**Brief**
Exclude images, then output the remaining data verbatim.

+++ Source data +++

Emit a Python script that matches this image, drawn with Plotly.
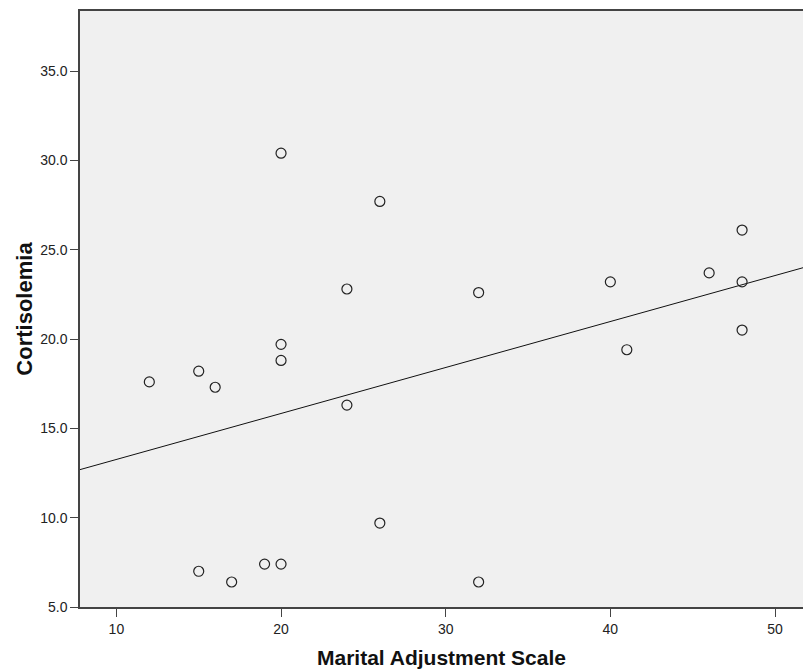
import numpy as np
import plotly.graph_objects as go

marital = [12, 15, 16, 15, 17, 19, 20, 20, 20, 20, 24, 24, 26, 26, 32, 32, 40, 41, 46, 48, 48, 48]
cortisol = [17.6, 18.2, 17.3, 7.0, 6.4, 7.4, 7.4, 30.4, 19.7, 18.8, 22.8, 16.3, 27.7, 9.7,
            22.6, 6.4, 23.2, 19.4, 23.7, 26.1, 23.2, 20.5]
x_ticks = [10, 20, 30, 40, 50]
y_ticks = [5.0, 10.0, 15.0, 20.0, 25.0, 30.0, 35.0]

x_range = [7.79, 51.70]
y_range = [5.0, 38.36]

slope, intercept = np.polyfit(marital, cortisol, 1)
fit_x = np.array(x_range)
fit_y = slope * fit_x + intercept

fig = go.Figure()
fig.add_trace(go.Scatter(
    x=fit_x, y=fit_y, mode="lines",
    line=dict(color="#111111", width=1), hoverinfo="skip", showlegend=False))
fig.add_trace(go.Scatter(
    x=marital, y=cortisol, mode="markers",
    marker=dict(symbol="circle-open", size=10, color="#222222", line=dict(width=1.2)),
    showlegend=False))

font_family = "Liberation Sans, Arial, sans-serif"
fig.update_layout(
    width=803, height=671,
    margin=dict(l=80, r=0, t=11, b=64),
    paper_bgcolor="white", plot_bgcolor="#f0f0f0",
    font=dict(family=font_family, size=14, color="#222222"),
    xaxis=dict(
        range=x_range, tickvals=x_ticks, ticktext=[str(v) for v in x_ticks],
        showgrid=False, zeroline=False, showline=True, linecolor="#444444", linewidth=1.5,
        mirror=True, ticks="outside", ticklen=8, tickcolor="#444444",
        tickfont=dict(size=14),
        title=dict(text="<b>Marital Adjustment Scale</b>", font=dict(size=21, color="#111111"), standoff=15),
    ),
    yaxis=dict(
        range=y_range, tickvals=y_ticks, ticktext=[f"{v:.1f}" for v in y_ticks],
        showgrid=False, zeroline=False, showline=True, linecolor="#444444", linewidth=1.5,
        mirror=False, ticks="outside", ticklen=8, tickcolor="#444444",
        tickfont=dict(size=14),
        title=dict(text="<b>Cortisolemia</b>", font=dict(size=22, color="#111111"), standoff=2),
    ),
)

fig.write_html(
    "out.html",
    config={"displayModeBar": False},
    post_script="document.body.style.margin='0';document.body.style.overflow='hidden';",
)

+++

**Exercise solution**
Emit a Python script that matches this image, drawn with Plotly.
import numpy as np
import plotly.graph_objects as go

marital = [12, 15, 16, 15, 17, 19, 20, 20, 20, 20, 24, 24, 26, 26, 32, 32, 40, 41, 46, 48, 48, 48]
cortisol = [17.6, 18.2, 17.3, 7.0, 6.4, 7.4, 7.4, 30.4, 19.7, 18.8, 22.8, 16.3, 27.7, 9.7,
            22.6, 6.4, 23.2, 19.4, 23.7, 26.1, 23.2, 20.5]
x_ticks = [10, 20, 30, 40, 50]
y_ticks = [5.0, 10.0, 15.0, 20.0, 25.0, 30.0, 35.0]

x_range = [7.79, 51.70]
y_range = [5.0, 38.36]

slope, intercept = np.polyfit(marital, cortisol, 1)
fit_x = np.array(x_range)
fit_y = slope * fit_x + intercept

fig = go.Figure()
fig.add_trace(go.Scatter(
    x=fit_x, y=fit_y, mode="lines",
    line=dict(color="#111111", width=1), hoverinfo="skip", showlegend=False))
fig.add_trace(go.Scatter(
    x=marital, y=cortisol, mode="markers",
    marker=dict(symbol="circle-open", size=10, color="#222222", line=dict(width=1.2)),
    showlegend=False))

font_family = "Liberation Sans, Arial, sans-serif"
fig.update_layout(
    width=803, height=671,
    margin=dict(l=80, r=0, t=11, b=64),
    paper_bgcolor="white", plot_bgcolor="#f0f0f0",
    font=dict(family=font_family, size=14, color="#222222"),
    xaxis=dict(
        range=x_range, tickvals=x_ticks, ticktext=[str(v) for v in x_ticks],
        showgrid=False, zeroline=False, showline=True, linecolor="#444444", linewidth=1.5,
        mirror=True, ticks="outside", ticklen=8, tickcolor="#444444",
        tickfont=dict(size=14),
        title=dict(text="<b>Marital Adjustment Scale</b>", font=dict(size=21, color="#111111"), standoff=15),
    ),
    yaxis=dict(
        range=y_range, tickvals=y_ticks, ticktext=[f"{v:.1f}" for v in y_ticks],
        showgrid=False, zeroline=False, showline=True, linecolor="#444444", linewidth=1.5,
        mirror=False, ticks="outside", ticklen=8, tickcolor="#444444",
        tickfont=dict(size=14),
        title=dict(text="<b>Cortisolemia</b>", font=dict(size=22, color="#111111"), standoff=2),
    ),
)

fig.write_html(
    "out.html",
    config={"displayModeBar": False},
    post_script="document.body.style.margin='0';document.body.style.overflow='hidden';",
)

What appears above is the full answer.